A well-specified stacking slider is one of the few things that genuinely changes how a home feels — but it rewards spending on the unglamorous parts (rollers, track, seals) far more than on extra glass area.
Frequently asked questions
How many panels can a stacking door have?
Common residential sets run 3 to 6 panels on as many tracks; bi-parting layouts can use more. Beyond 4-5 panels the bottom track gets deep and the system gets expensive, so most Indian homes settle at 3 or 4 panels for a 3-4 m opening.
Are stacking sliding doors waterproof for the monsoon?
They are weather-resistant, not waterproof. With inter-panel EPDM/brush gaskets and a drained track they handle normal rain well, but multi-track sliders never seal as tightly as a casement. On an exposed or sea-facing wall, a chajja (overhang) and a sloped sill matter as much as the gaskets.
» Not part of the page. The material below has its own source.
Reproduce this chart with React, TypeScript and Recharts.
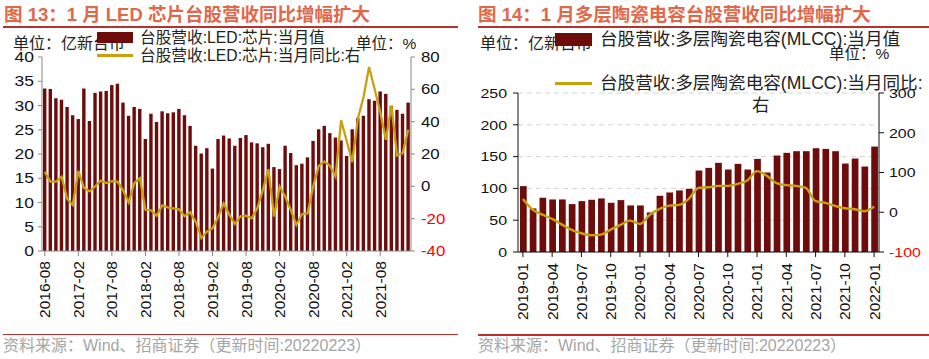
import React from 'react';
import { ComposedChart, Bar, Line, XAxis, YAxis, CartesianGrid } from 'recharts';

const FONT = '"Liberation Sans", Arial, "Noto Sans CJK SC", sans-serif';
const BAR = '#6E0B0B';
const GOLD = '#C9A00E';
const RED_LINE = '#B8312F';
const TITLE = '#E0684B';

// ─── 图13: LED 芯片 ───────────────────────────────────────────────────────────
const ledMonths = [
  '2016-08', '2016-09', '2016-10', '2016-11', '2016-12',
  '2017-01', '2017-02', '2017-03', '2017-04', '2017-05', '2017-06', '2017-07', '2017-08', '2017-09', '2017-10', '2017-11', '2017-12',
  '2018-01', '2018-02', '2018-03', '2018-04', '2018-05', '2018-06', '2018-07', '2018-08', '2018-09', '2018-10', '2018-11', '2018-12',
  '2019-01', '2019-02', '2019-03', '2019-04', '2019-05', '2019-06', '2019-07', '2019-08', '2019-09', '2019-10', '2019-11', '2019-12',
  '2020-01', '2020-02', '2020-03', '2020-04', '2020-05', '2020-06', '2020-07', '2020-08', '2020-09', '2020-10', '2020-11', '2020-12',
  '2021-01', '2021-02', '2021-03', '2021-04', '2021-05', '2021-06', '2021-07', '2021-08', '2021-09', '2021-10', '2021-11', '2021-12',
  '2022-01',
];
const ledRevenue = [
  33.5, 33.4, 31.5, 31.2, 29.7,
  28.0, 27.2, 33.5, 26.8, 32.6, 32.9, 33.0, 34.2, 34.5, 30.6, 27.9, 29.7,
  29.3, 23.1, 28.3, 26.6, 28.8, 28.4, 28.6, 29.3, 28.0, 25.8, 21.7, 20.1,
  21.2, 17.0, 23.1, 23.8, 23.2, 21.7, 23.3, 23.9, 22.4, 22.2, 21.4, 22.1,
  17.3, 16.9, 21.7, 20.2, 17.7, 18.0, 19.3, 22.7, 25.1, 25.8, 24.3, 23.4,
  22.8, 19.6, 25.1, 27.4, 27.9, 31.3, 31.0, 32.9, 32.4, 29.9, 29.1, 28.3,
  30.6,
];
const ledYoY = [
  8.9, 2.9, 2.9, 5.9, -7.6,
  -11.5, 9.5, -1.0, -3.1, -0.1, 3.5, 2.0, 3.2, 2.9, -2.5, -10.0, 2.0,
  5.0, -14.5, -14.8, -18.1, -11.8, -13.0, -13.6, -14.2, -18.4, -16.0, -22.0, -31.9,
  -28.0, -25.9, -19.0, -10.6, -17.5, -23.2, -18.5, -18.1, -19.8, -13.6, -2.2, 10.6,
  -18.7, -0.1, -6.3, -14.6, -23.9, -17.1, -16.7, -0.1, 12.7, 15.4, 12.7, 6.1,
  40.8, 28.0, 15.0, 42.0, 55.0, 73.8, 60.0, 46.0, 28.8, 50.0, 19.0, 20.5,
  35.0,
];
const ledLeftTicks = [0, 5, 10, 15, 20, 25, 30, 35, 40];
const ledRightTicks = [-40, -20, 0, 20, 40, 60, 80];

// ─── 图14: MLCC ───────────────────────────────────────────────────────────────
const mlccMonths = [
  '2019-01', '2019-02', '2019-03', '2019-04', '2019-05', '2019-06', '2019-07', '2019-08', '2019-09', '2019-10', '2019-11', '2019-12',
  '2020-01', '2020-02', '2020-03', '2020-04', '2020-05', '2020-06', '2020-07', '2020-08', '2020-09', '2020-10', '2020-11', '2020-12',
  '2021-01', '2021-02', '2021-03', '2021-04', '2021-05', '2021-06', '2021-07', '2021-08', '2021-09', '2021-10', '2021-11', '2021-12',
  '2022-01',
];
const mlccRevenue = [
  103.6, 68.5, 85.3, 82.6, 82.6, 75.3, 80.0, 82.1, 84.2, 77.4, 81.6, 73.2,
  73.2, 62.2, 88.4, 93.6, 96.8, 99.4, 128.1, 132.3, 140.2, 129.7, 138.6, 129.7,
  146.4, 125.0, 151.7, 155.9, 158.5, 158.5, 163.2, 162.1, 158.5, 139.1, 147.0, 134.4,
  165.8,
];
const mlccYoY = [
  33.6, 6.7, -5.9, -16.8, -31.1, -44.5, -52.9, -58.0, -56.3, -43.7, -31.9, -21.0,
  -29.4, -6.7, 8.4, 16.8, 18.5, 33.6, 61.3, 63.0, 66.4, 66.4, 71.4, 79.8,
  103.4, 91.6, 73.1, 68.1, 66.4, 61.3, 27.7, 23.5, 16.0, 10.1, 7.6, 2.5,
  14.3,
];
const mlccLeftTicks = [0, 50, 100, 150, 200, 250];
const mlccRightTicks = [-100, 0, 100, 200, 300];

const ledData = ledMonths.map((m, i) => ({ m, v: ledRevenue[i], y: ledYoY[i] }));
const mlccData = mlccMonths.map((m, i) => ({ m, v: mlccRevenue[i], y: mlccYoY[i] }));

// ─── helpers ─────────────────────────────────────────────────────────────────
const YTick = (props: any) => {
  const { x, y, payload, anchor, sx, size } = props;
  const neg = payload.value < 0;
  return (
    <g transform={`translate(${x},${y}) scale(${sx},1)`}>
      <text textAnchor={anchor} dy="0.36em" fontSize={size} fontFamily={FONT} fill={neg ? '#ff0000' : '#111'}>
        {payload.value}
      </text>
    </g>
  );
};

const XTick = (props: any) => {
  const { x, y, payload } = props;
  return (
    <text
      transform={`translate(${x},${y}) rotate(-90)`}
      textAnchor="end"
      dy="0.35em"
      fontSize={15.5}
      fontFamily={FONT}
      fill="#111"
    >
      {payload.value}
    </text>
  );
};

const Txt: React.FC<{ x: number; y: number; size: number; color?: string; bold?: boolean; children: React.ReactNode }> = ({
  x, y, size, color = '#222', bold, children,
}) => (
  <div
    style={{
      position: 'absolute', left: x, top: y, fontSize: size, lineHeight: `${size + 2}px`,
      transform: 'translateY(-50%)', whiteSpace: 'nowrap', color, fontFamily: FONT,
      fontWeight: bold ? 700 : 400,
    }}
  >
    {children}
  </div>
);

const Rect: React.FC<{ x: number; y: number; w: number; h: number; c: string }> = ({ x, y, w, h, c }) => (
  <div style={{ position: 'absolute', left: x, top: y, width: w, height: h, background: c }} />
);

export default function App() {
  return (
    <div style={{ position: 'absolute', left: 0, top: 0, width: 929, height: 359, overflow: 'hidden', background: '#fff' }}>
      {/* left chart */}
      <div style={{ position: 'absolute', left: 0, top: 0 }}>
        <ComposedChart width={460} height={330} data={ledData} margin={{ top: 57, right: 0, bottom: 0, left: 0 }}>
          <XAxis
            dataKey="m"
            interval={5}
            height={79}
            tickSize={5}
            tickMargin={5}
            tick={(p: any) => <XTick {...p} />}
            axisLine={{ stroke: '#888' }}
            tickLine={{ stroke: '#888' }}
          />
          <YAxis
            yAxisId="l"
            domain={[0, 40]}
            ticks={ledLeftTicks}
            width={42}
            tickSize={4}
            tickMargin={4}
            axisLine={{ stroke: '#888' }}
            tickLine={{ stroke: '#888' }}
            tick={(p: any) => <YTick {...p} anchor="end" sx={1.25} size={14} />}
          />
          <YAxis
            yAxisId="r"
            orientation="right"
            domain={[-40, 80]}
            ticks={ledRightTicks}
            width={49}
            tickSize={4}
            tickMargin={6}
            axisLine={{ stroke: '#888' }}
            tickLine={{ stroke: '#888' }}
            tick={(p: any) => <YTick {...p} anchor="start" sx={1.2} size={14} />}
          />
          <Bar yAxisId="l" dataKey="v" fill={BAR} barSize={3.4} isAnimationActive={false} />
          <Line yAxisId="r" dataKey="y" type="linear" stroke={GOLD} strokeWidth={2.3} dot={false} isAnimationActive={false} />
        </ComposedChart>
      </div>

      {/* right chart */}
      <div style={{ position: 'absolute', left: 470, top: 0 }}>
        <ComposedChart width={459} height={330} data={mlccData} margin={{ top: 93, right: 0, bottom: 0, left: 0 }}>
          <CartesianGrid yAxisId="l" vertical={false} stroke="#d4d4d4" strokeDasharray="5 4" />
          <XAxis
            dataKey="m"
            interval={2}
            height={78}
            tickSize={5}
            tickMargin={6}
            tick={(p: any) => <XTick {...p} />}
            axisLine={{ stroke: '#111' }}
            tickLine={{ stroke: '#111' }}
          />
          <YAxis
            yAxisId="l"
            domain={[0, 250]}
            ticks={mlccLeftTicks}
            width={48}
            tickSize={5}
            tickMargin={6}
            axisLine={{ stroke: '#111' }}
            tickLine={{ stroke: '#111' }}
            tick={(p: any) => <YTick {...p} anchor="end" sx={1.18} size={13.5} />}
          />
          <YAxis
            yAxisId="r"
            orientation="right"
            domain={[-100, 300]}
            ticks={mlccRightTicks}
            width={50}
            tickSize={5}
            tickMargin={5}
            axisLine={{ stroke: '#111' }}
            tickLine={{ stroke: '#111' }}
            tick={(p: any) => <YTick {...p} anchor="start" sx={1.18} size={13.5} />}
          />
          <Bar yAxisId="l" dataKey="v" fill={BAR} barSize={6.7} isAnimationActive={false} />
          <Line yAxisId="r" dataKey="y" type="monotone" stroke={GOLD} strokeWidth={2.4} dot={false} isAnimationActive={false} />
        </ComposedChart>
      </div>

      {/* titles and rules */}
      <Txt x={4} y={15} size={18.5} color={TITLE} bold>图 13：1 月 LED 芯片台股营收同比增幅扩大</Txt>
      <Txt x={478} y={15} size={18.5} color={TITLE} bold>图 14：1 月多层陶瓷电容台股营收同比增幅扩大</Txt>
      <Rect x={3} y={26} w={455} h={1.5} c={RED_LINE} />
      <Rect x={478} y={26} w={451} h={1.5} c={RED_LINE} />
      <Rect x={3} y={333.5} w={455} h={1.5} c={RED_LINE} />
      <Rect x={478} y={334} w={451} h={1.5} c={RED_LINE} />

      {/* left legend / units */}
      <Txt x={13} y={44} size={16}>单位：亿新台币</Txt>
      <Txt x={356} y={44} size={15.5}>单位：%</Txt>
      <Txt x={140} y={38} size={15.7}>台股营收:LED:芯片:当月值</Txt>
      <Txt x={140} y={56} size={15.7}>台股营收:LED:芯片:当月同比:右</Txt>
      <Rect x={97} y={32} w={36} h={11} c={BAR} />
      <Rect x={97} y={54} w={36} h={2.5} c={GOLD} />

      {/* right legend / units */}
      <Txt x={480} y={44} size={16}>单位：亿新台币</Txt>
      <Txt x={829} y={54} size={15.5}>单位：%</Txt>
      <Txt x={600} y={40} size={17.6}>台股营收:多层陶瓷电容(MLCC):当月值</Txt>
      <Txt x={600} y={84} size={17.6}>台股营收:多层陶瓷电容(MLCC):当月同比:</Txt>
      <Txt x={752} y={106} size={17.4}>右</Txt>
      <Rect x={555} y={33} w={37} h={13} c={BAR} />
      <Rect x={555} y={82} w={37} h={2.5} c={GOLD} />

      {/* sources */}
      <Txt x={3} y={346} size={16} color="#a6a6a6">资料来源：Wind、招商证券（更新时间:20220223）</Txt>
      <Txt x={478} y={346} size={16} color="#a6a6a6">资料来源：Wind、招商证券（更新时间:20220223）</Txt>
    </div>
  );
}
Stacking slider or bi-fold — which opens more?
A bi-fold opens slightly more (panels concertina almost completely flat) but its folded panels intrude into the room or balcony and it shows more frame lines when closed. A stacking slider opens 75-90%, keeps slimmer sightlines, and parks flat against the wall or in a pocket — usually the better look if you have somewhere for the stack to go.
What glass thickness should I use?
Toughened glass to IS 2553, minimum 8 mm and typically 10-12 mm for large panels. Use double-glazed (DGU) toughened units on hot or noisy facades for heat and sound control, remembering they roughly double the panel weight and so need a stronger roller and track.
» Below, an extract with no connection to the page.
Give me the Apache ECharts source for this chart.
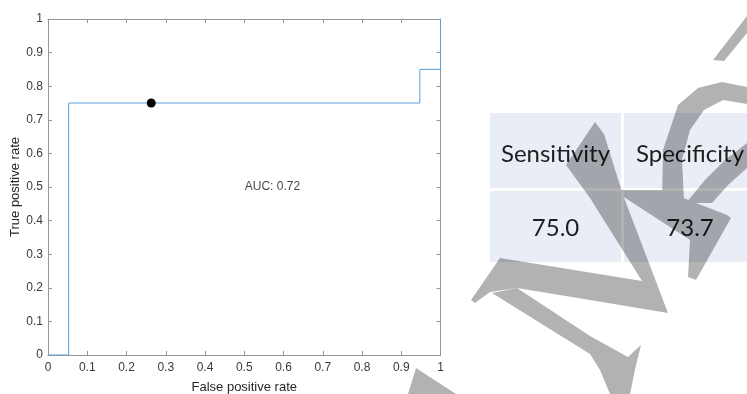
<!DOCTYPE html>
<html><head><meta charset="utf-8">
<script src="https://cdn.jsdelivr.net/npm/echarts@6/dist/echarts.min.js"></script>
<style>html,body{margin:0;padding:0;background:#fff}#c{width:747px;height:394px}</style>
</head><body><div id="c"></div>
<script>
// ROC curve (step points)
const fpr = [0, 0.0526, 0.0526, 0.9474, 0.9474, 1, 1];
const tpr = [0, 0, 0.75, 0.75, 0.85, 0.85, 1];
const operatingPoint = [0.263, 0.75];
const aucLabel = 'AUC: 0.72';
const aucAnchor = [0.5, 0.5];
const metricNames = ['Sensitivity', 'Specificity'];
const metricValues = ['75.0', '73.7'];

// watermark outline (decoration, pixel space)
const watermark = [
  [[595,122],[604,134],[623,195],[668,313],[642,281],[590,198],[566,165]],
  [[500,258],[642,281],[668,313],[590,300],[517,288],[490,292],[475,303],[471,300]],
  [[492,293],[517,288],[590,336],[628,357],[641,345],[636,365],[630,394],[610,394],[600,370],[590,354]],
  [[416,368],[456,394],[408,394]],
  [[713,60],[724,61],[747,33],[747,16]],
  [[662,200],[663,150],[678,105],[698,88],[722,82],[747,87],[747,104],[723,100],[704,110],[690,130],[682,160],[684,200]],
  [[686,203],[705,180],[725,160],[747,143],[747,168],[728,185],[712,203]],
  [[613,190],[663,190],[727,215],[731,218],[696,280],[688,277],[690,240]]
];
const wmPath = watermark.map(p => 'M' + p.map(q => q.join(' ')).join(' L') + ' Z').join(' ');

const axisCol = '#959595';
const labelCol = '#3a3a3a';
const font = 'Liberation Sans, Arial, Helvetica, sans-serif';

const chart = echarts.init(document.getElementById('c'), null, {renderer: 'canvas'});
const base = {
  min: 0, max: 1, interval: 0.1, type: 'value',
  axisLine: {show: true, onZero: false, lineStyle: {color: axisCol, width: 1}},
  axisTick: {show: true, inside: true, length: 4, lineStyle: {color: axisCol}},
  splitLine: {show: false}
};
const cellX = [[490, 131], [624, 123]];
const rowY = [[113, 75], [191, 71]];
const colCenter = [555.5, 690];
function overlay() {
  const ch = [];
  cellX.forEach(c => rowY.forEach(r => ch.push({type: 'rect', shape: {x: c[0], y: r[0], width: c[1], height: r[1]}, style: {fill: '#e9edf6'}})));
  metricNames.forEach((n, i) => ch.push({type: 'text', x: colCenter[i], y: 154, style: {text: n, font: '24px Lato', fill: '#1e1e1e', align: 'center', verticalAlign: 'middle'}}));
  metricValues.forEach((n, i) => ch.push({type: 'text', x: colCenter[i], y: 228, style: {text: n, font: '24px Lato', fill: '#1e1e1e', align: 'center', verticalAlign: 'middle'}}));
  ch.push({type: 'path', shape: {pathData: wmPath}, style: {fill: 'rgba(0,0,0,0.3)'}});
  return {type: 'group', children: ch};
}

chart.setOption({
  animation: false,
  backgroundColor: '#fff',
  grid: {left: 48, top: 19, width: 392.5, height: 336, outerBoundsMode: 'none', containLabel: false},
  xAxis: [
    Object.assign({}, base, {
      position: 'bottom',
      axisLabel: {color: labelCol, fontSize: 12, fontFamily: font, margin: 7},
      name: 'False positive rate', nameLocation: 'middle', nameGap: 26, nameMoveOverlap: false,
      nameTextStyle: {color: '#262626', fontSize: 13, fontFamily: font}
    }),
    Object.assign({}, base, {position: 'top', axisLabel: {show: false}})
  ],
  yAxis: [
    Object.assign({}, base, {
      position: 'left',
      axisLabel: {color: labelCol, fontSize: 12, fontFamily: font, margin: 5},
      name: 'True positive rate', nameLocation: 'middle', nameGap: 26, nameMoveOverlap: false,
      nameTextStyle: {color: '#262626', fontSize: 13, fontFamily: font}
    }),
    Object.assign({}, base, {position: 'right', axisLabel: {show: false}})
  ],
  series: [
    {
      type: 'line', xAxisIndex: 0, yAxisIndex: 0,
      data: fpr.map((x, i) => [x, tpr[i]]),
      showSymbol: false, symbol: 'none',
      lineStyle: {color: '#5aa2dc', width: 1},
      z: 3
    },
    {
      type: 'scatter', data: [operatingPoint],
      symbolSize: 9, itemStyle: {color: '#000', opacity: 1}, z: 4
    },
    {
      type: 'scatter', data: [aucAnchor], symbolSize: 1,
      itemStyle: {color: 'rgba(0,0,0,0)'},
      label: {show: true, position: 'right', distance: 0, formatter: aucLabel, color: '#111', fontSize: 12, fontFamily: font},
      z: 4
    },
    {
      type: 'custom', coordinateSystem: 'none', data: [[0]], silent: true, z: 100,
      renderItem: overlay
    }
  ]
});
</script></body></html>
Why do stacking doors start dragging after a year or two?
Almost always under-rated rollers. A heavy glass panel on cheap nylon rollers flat-spots and drops, so the door drags. Specify steel or sealed stainless ball-bearing rollers rated above your panel weight, keep the track clean, and re-level the panel using the adjustable rollers after the building settles.